The day has finally come, and the laser cut baseboard has arrived. After starting work on the layout it soon became clear that to get the finish I wanted, that laser cutting would be an ideal solution. Not only does it create a precise fit and finish, but the layout of the railway (as well as marking the numerous Agatha Christie locations) could be etched into the surface of the wood.
The cut wood arrives from the suppliers with masking tape holding all the parts together. For the most part the laser had cut cleanly through the wood, although there were a two or three small sections where the wood hadn’t quite cut all the way though.
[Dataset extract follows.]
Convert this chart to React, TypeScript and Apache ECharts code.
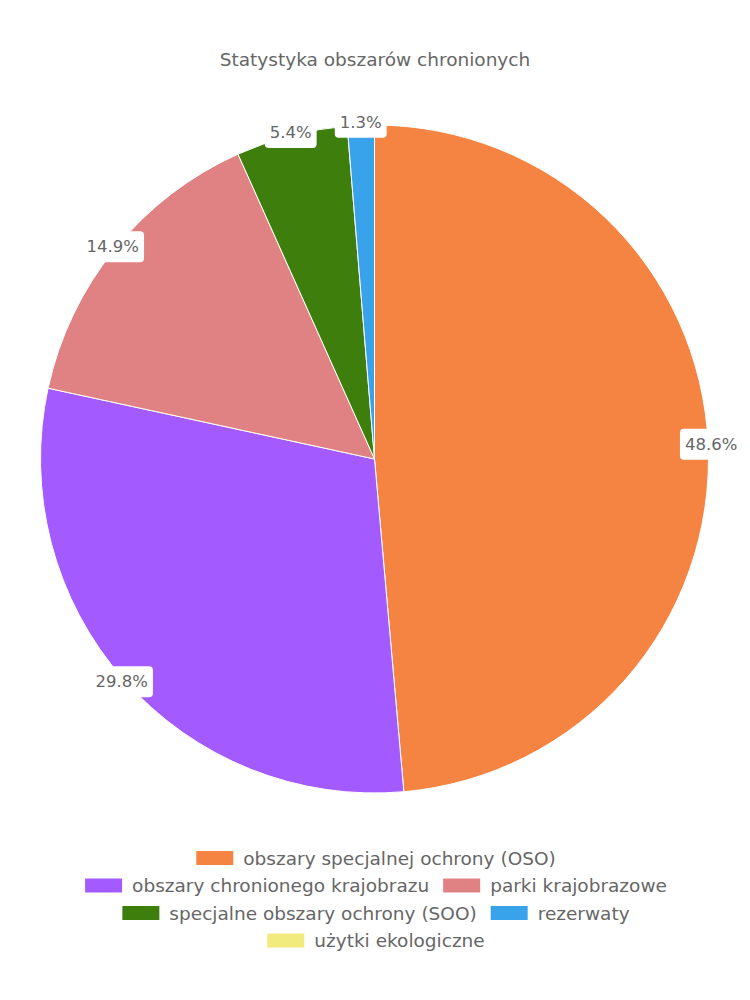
import React, { useEffect, useRef } from "react";
import * as echarts from "echarts";

const titleText = "Statystyka obszarów chronionych";
const categories = [
  "obszary specjalnej ochrony (OSO)",
  "obszary chronionego krajobrazu",
  "parki krajobrazowe",
  "specjalne obszary ochrony (SOO)",
  "rezerwaty",
  "użytki ekologiczne",
];
const values = [48.6, 29.8, 14.9, 5.4, 1.3, 0];
const colors = ["#F58442", "#A35BFF", "#E08283", "#3E7E0C", "#38A2EB", "#F0EB7C"];
// legend rows (indices into categories)
const legendRows = [[0], [1, 2], [3, 4], [5]];

const FONT = "'DejaVu Sans', sans-serif";

export default function App() {
  const ref = useRef<HTMLDivElement>(null);
  useEffect(() => {
    document.body.style.margin = "0";
    if (!ref.current) return;
    const chart = echarts.init(ref.current, undefined, { renderer: "svg" });
    const R = 334;
    const data = categories.map((name, i) => ({
      name,
      value: values[i],
      itemStyle: { color: colors[i] },
    }));
    const labelData = categories.map((name, i) => ({
      name,
      value: values[i],
      label: { show: values[i] > 0 },
    }));
    const rowTops = [843.5, 871, 898.5, 926];
    chart.setOption({
      animation: false,
      color: colors,
      textStyle: { fontFamily: FONT },
      title: {
        text: titleText,
        left: "center",
        top: 45,
        textStyle: { fontSize: 18.5, fontWeight: "normal", color: "#666", fontFamily: FONT },
      },
      legend: legendRows.map((row, r) => ({
        top: rowTops[r],
        left: "center",
        itemWidth: 39,
        itemHeight: 16,
        itemGap: 12,
        icon: "rect",
        data: row.map((i) => categories[i]),
        textStyle: { fontSize: 18.5, lineHeight: 16, color: "#666", fontFamily: FONT, padding: [0, 0, 0, 4] },
      })),
      series: [
        {
          type: "pie",
          center: [374.5, 459],
          radius: [0, R],
          startAngle: 90,
          clockwise: true,
          silent: true,
          label: { show: false },
          labelLine: { show: false },
          itemStyle: { borderColor: "#fff", borderWidth: 1 },
          data,
        },
        {
          type: "pie",
          center: [374.5, 459],
          radius: [0, R * 2],
          startAngle: 90,
          clockwise: true,
          silent: true,
          percentPrecision: 1,
          itemStyle: { color: "rgba(0,0,0,0)", borderWidth: 0 },
          label: {
            show: true,
            position: "inside",
            formatter: "{d}%",
            fontSize: 16.5,
            color: "#666",
            fontFamily: FONT,
            backgroundColor: "#fff",
            borderRadius: 4,
            padding: [7, 5],
          },
          labelLine: { show: false },
          data: labelData,
        },
      ],
    });
    return () => chart.dispose();
  }, []);
  return <div ref={ref} style={{ width: 750, height: 1000 }} />;
}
This problem is easily remedied with a sharp scalpel, or razor saw.
The quality of the laser cutting is excellent. Other methods of cutting shapes from wood have some disadvantages. CNC routing, for example, uses a computer guided spinning cutting tool. Because of this cutting tool, even if you make it as small as possible (and therefore the cutting slower), you cannot cut square internal corners. You will always be left with the round shape of the cutting tool. A laser, on the other hand, is very thin and is able to cut these sharp corners.
Laser cutting works by melting, burning or vaporising the material. The dark edges you can see on the pictures is where the laser has burnt through the wood. Compressed air is used during cutting to reduce flaming or scorching on the surface, although some slight discolouration will be visible on the cutting side. On the reverse side protective tape is used to prevent burn marks caused when the laser meets the cutting bed.
The laser cutting process is intricate enough to cut out the tiny holes required to pass through the cables for the track wiring (complete with labels!)
All the pieces fitted perfectly, thanks to the small test model I made to check the design for errors. Using my favourite glue (“Gorilla Glue”) the whole baseboard was joined together and left clamped up whilst the glue set.
The completed baseboard is actually very strong. The strengtheners in the four corners hold everything solidly square. Unfortunately it is possible to twist the board a little, but this is easily resolved by adding some additional cross pieces. To fix this board I will cut them in a more traditional fashion – by hand! However, when constructing the other baseboards I will be able to add these extra pieces into the design and get them laser cut with the rest of the board.
My intention is to get most of the main modelling work, such as the track laying and basic landscaping, complete on this board before getting the next baseboard cut.